After furnishing of evidence is over, the judge hears the argument of each side and passes a decree. Appeals against the decision of the lower court can be made in a higher court.
Some relevant questions
Is it possible to file for a divorce while the period of judicial separation is in continuance?
At any time after the pronouncement of a decree of judicial separation, a petition for divorce can be filed. However, where judicial separation has been taken within 12 months of marriage, a petition for divorce can be presented after one year of marriage.
Can a decree of judicial separation be converted to a decree of divorce?

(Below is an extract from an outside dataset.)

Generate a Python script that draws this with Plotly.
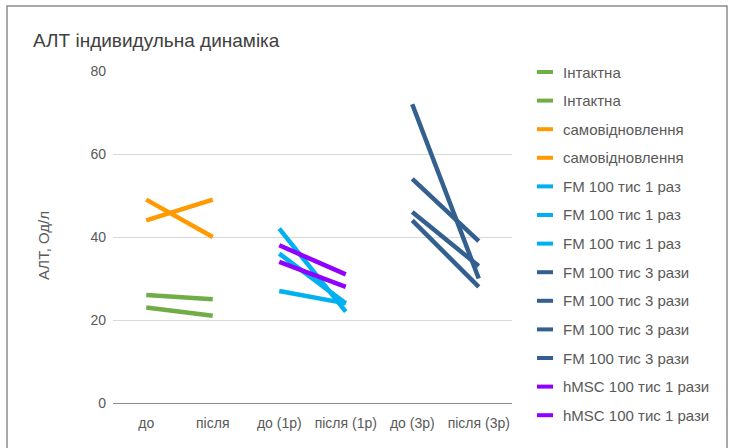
import plotly.graph_objects as go

# Category axis
categories = ["до", "після", "до (1р)", "після (1р)", "до (3р)", "після (3р)"]

# Individual before/after values per animal, by group
intact = [[26, 25], [23, 21]]
self_recovery = [[44, 49], [49, 40]]
fm_1x = [[42, 22], [36, 24], [27, 24]]
fm_3x = [[72, 30], [54, 39], [46, 33], [44, 28]]
hmsc_1x = [[38, 31], [34, 28]]

group_names = ["Інтактна", "самовідновлення", "FM 100 тис 1 раз",
               "FM 100 тис 3 рази", "hMSC 100 тис 1 рази"]
group_colors = ["#70AD47", "#FF9A00", "#00B0F0", "#33608F", "#9000FF"]
group_values = [intact, self_recovery, fm_1x, fm_3x, hmsc_1x]
group_pairs = [(0, 1), (0, 1), (2, 3), (4, 5), (2, 3)]

y_ticks = [0, 20, 40, 60, 80]

TEXT = "#595959"
FONT = "Liberation Sans"

fig = go.Figure()

legend_items = []
for name, color, vals, (a, b) in zip(group_names, group_colors, group_values, group_pairs):
    for pair in vals:
        fig.add_trace(go.Scatter(
            x=[categories[a], categories[b]], y=pair,
            mode="lines", name=name,
            line=dict(color=color, width=4.5),
            showlegend=False,
        ))
        legend_items.append((name, color))

# Legend drawn as short line swatches with labels on the right
shapes = []
annotations = []
L, R, T, B = 113, 219, 71, 45
W, H = 731 - L - R, 448 - T - B
top_y, step = 72, 28.6
for i, (name, color) in enumerate(legend_items):
    ypx = top_y + i * step
    yp = (448 - B - ypx) / H
    shapes.append(dict(type="line", xref="paper", yref="paper",
                       x0=(537 - L) / W, x1=(553 - L) / W, y0=yp, y1=yp,
                       line=dict(color=color, width=4)))
    annotations.append(dict(xref="paper", yref="paper", x=(561 - L) / W, y=yp,
                            xanchor="left", yanchor="middle", showarrow=False,
                            text=name, font=dict(size=15, color=TEXT, family=FONT)))

# Outer chart border
shapes.append(dict(type="rect", xref="paper", yref="paper",
                   x0=(7 - L) / W, x1=(727 - L) / W,
                   y0=(448 - B - 460) / H, y1=(448 - B - 6) / H,
                   line=dict(color="#8C8C8C", width=1.5), fillcolor="rgba(0,0,0,0)",
                   layer="below"))

# Y axis title
annotations.append(dict(xref="paper", yref="paper", x=(43 - L) / W, y=(448 - B - 246) / H,
                        xanchor="center", yanchor="middle", showarrow=False,
                        textangle=-90, text="АЛТ, Од/л",
                        font=dict(size=15, color=TEXT, family=FONT)))

fig.update_layout(
    width=731, height=448,
    margin=dict(l=L, r=R, t=T, b=B),
    paper_bgcolor="white", plot_bgcolor="white",
    title=dict(text="АЛТ індивидульна динаміка", x=33 / 731, xanchor="left",
               y=1 - 40 / 448, yanchor="middle",
               font=dict(size=19, color="#404040", family=FONT)),
    xaxis=dict(type="category", categoryorder="array", categoryarray=categories,
               range=[-0.5, 5.5], showgrid=False, showline=False, zeroline=False,
               ticks="", ticklabelstandoff=10,
               tickfont=dict(size=14, color=TEXT, family=FONT)),
    yaxis=dict(range=[0, 80], tickvals=y_ticks, showgrid=True, gridcolor="#D9D9D9",
               gridwidth=1, zeroline=True, zerolinecolor="#8C8C8C", zerolinewidth=1,
               showline=False, ticks="", ticklabelstandoff=6,
               tickfont=dict(size=14, color=TEXT, family=FONT)),
    shapes=shapes, annotations=annotations, showlegend=False,
)
fig.layout.title.xref = "container"

fig.write_html("out.html")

Yes, a decree of judicial separation is a ground for divorce. After a decree of judicial separation is granted and petition for converting it into divorce is presented, the court will not inquire into any grounds for divorce and will grant a divorce.
Does judicial separation mean living in different homes? Or can one undergo a judicial separation while living inside one home?
Judicial separation does not require spouses to stay in different places. They can reside under a common roof. Only their conjugal duties towards each other come to an end.
What to do in case husband tries to establish a physical relationship forcefully with his wife while undergoing a judicial separation?
In case husband tries to establish a physical relationship with his wife during the period of judicial separation he will be charged under Sec. 376 (A) of the IPC, wherein he will be punished with imprisonment up to 2 years and a fine.
Before 1955, there was no provision for separation or divorce. Reforms introduced in the Hindu Law by way of legislation and amendments are welcome to step by the government. The two relieves granted by the HMA, 1955 have proven to be effective in resolving disputes between parties by giving them an opportunity to reconcile their difference or by releasing them from marital ties.